What is your favourite Welsh story or legend?
The Bride of Nant Gwertheyrn – there’s a Gothic creepiness to this story of a wedding quest gone wrong that dooms the souls of two childhood sweethearts forever to roam the unquiet earth.
http://www.celtnet.org.uk/legends/ceubren_ellyll.html
BOB SUMMER
www.bobsummer.co.ukTell us a bit about yourself and your writing?
I didn’t wake up one day and think, ‘I’m going to be a writer.’ I sort of evolved into a writer from being an avid reader. I’m one of those people who hate to do nothing and become bored quite quickly. I always carry a book everywhere just in case there’s time to fill. When it isn’t practical to read, I make stories up in my head and it felt a natural progression to write those stories down - just shorts to begin with. The novels came later. My stories often reflect the less favourable aspects of society and tend to be character driven. Strong and complex characters are essential to a good story, I think.
What do you think Wales or Welsh history adds to literature?
Wales has a long history. And history is fantastic fodder for writers who like ‘what if’ ideas. Right back to people like Boadicea and Owain Glyndwr to events like the last invasion of Britain. And there is something about the landscape of Wales which roots people to their history; the scarred mountains and the pit villages. And the pubs – there’s nothing like a good Welsh pub - none of that themed yanky-diner nonsense. Real ale and an open fire, that’s what makes for a tidy pub. After the coastal walk, gaze into an open fire down the local and think, what if?
Name some of your favourite Welsh writers or books? (Feel free to quote a passage)

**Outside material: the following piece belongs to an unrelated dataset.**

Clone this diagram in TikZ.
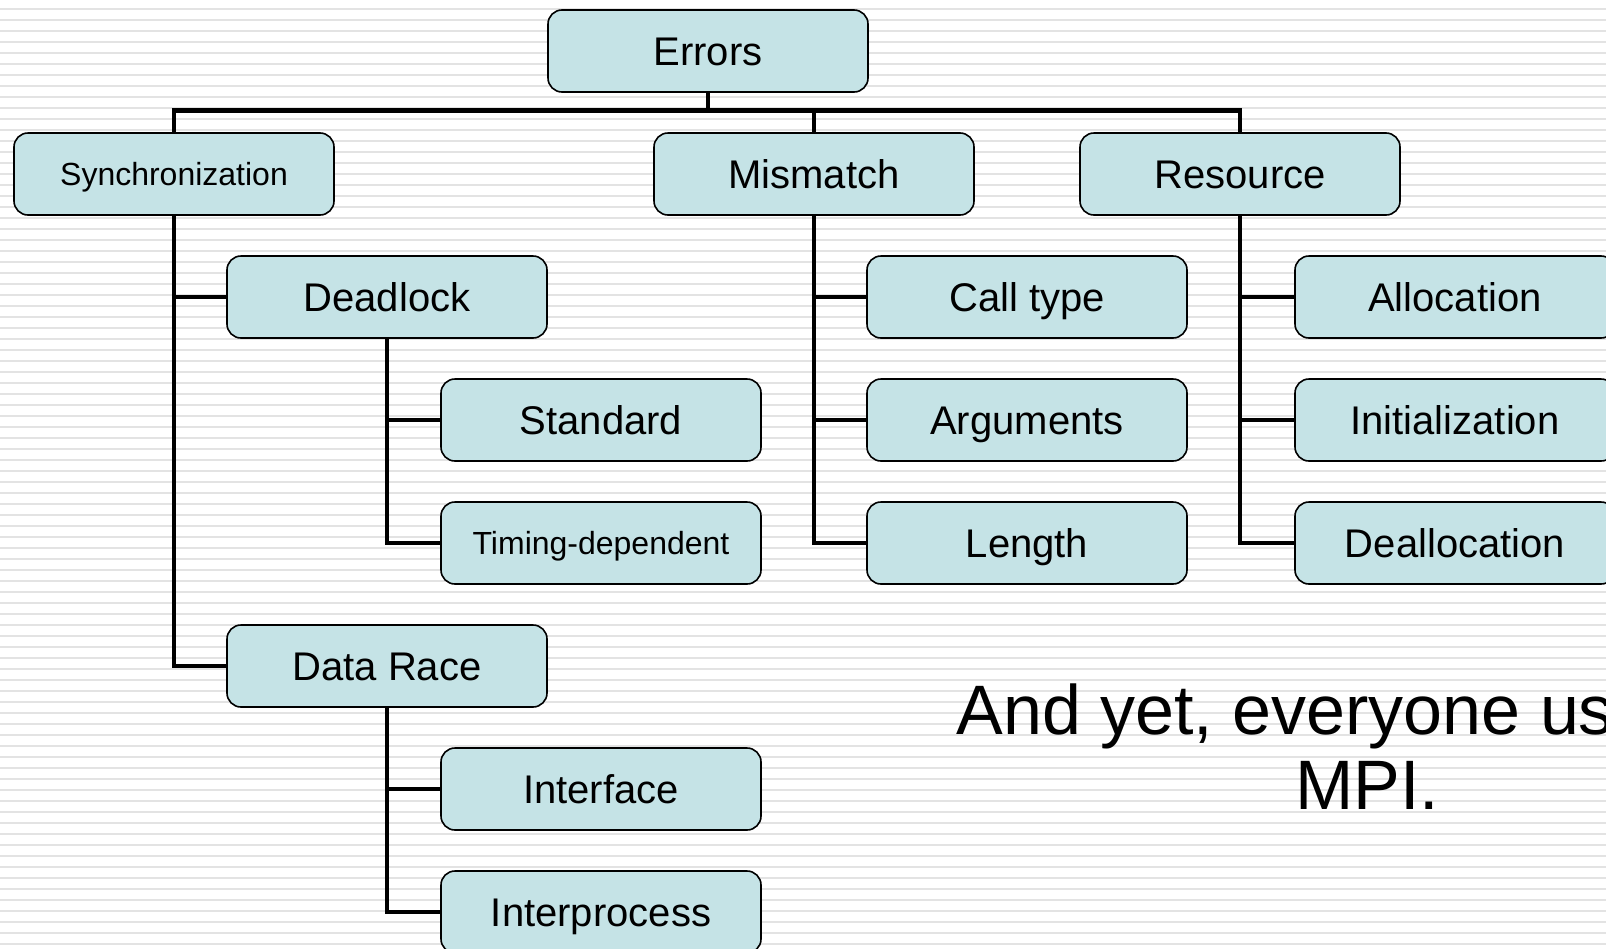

I have to mention Dylan Thomas here, don’t I? This year being his centenary I’ve been re-reading Under Milk Wood. Of course, it’s meant to be read to you by a man with a deep, strong, Welsh voice; preferably while you’re relaxing in the bath - glass of champagne, chocolates. The characters are incredible and yet so real –raw even - Dai Bread and Nogood Boyo. Dylan Thomas must have been one of the most intuitive men who ever lived. How else would he be able to climb into so many people’s heads? And when I read it next time, I shall likely find something new to admire or laugh at. He wrote such long, rich sentences with simple but evocative words -
Alone until she dies, Bessie Bighead, hired help, born in the workhouse, smelling of the cowshed, snores bass and gruff on a couch of straw in a loft in Salt Lake Farm and picks a posy of daisies in Sunday Meadow to put on the grave of Gomer Owen who kissed her once by the pig-sty when she wasn't looking and never kissed her again although she was looking all the time.
What is your favourite Welsh story or legend?
Well I live in Pembrokeshire so I’m going to go with St Govan. The story goes, that Govan was fleeing pirates when the coast opened up and the cliffs cwtched him in to hide and protect him. The pirates wandered away and the shoreline opened up again to let him out. Govan was eternally grateful of course, as anybody would be, and settled in Pembrokeshire to pray to whoever he thought responsible. A visit to St Govan’s church is a must if ever you visit Pembrokeshire.
Do you speak Welsh? And what are views of Welsh language in literature?
Oh I so wish I could speak Welsh. I’m learning, but it’s a slow old process when I have nobody to practice with. I live in south Pembrokeshire and Welsh speakers are few and far between. I’m persevering though. I have lessons on CD and listen to them in the car, so if you see a strange woman driving around Pembrokeshire talking to herself, it’s me.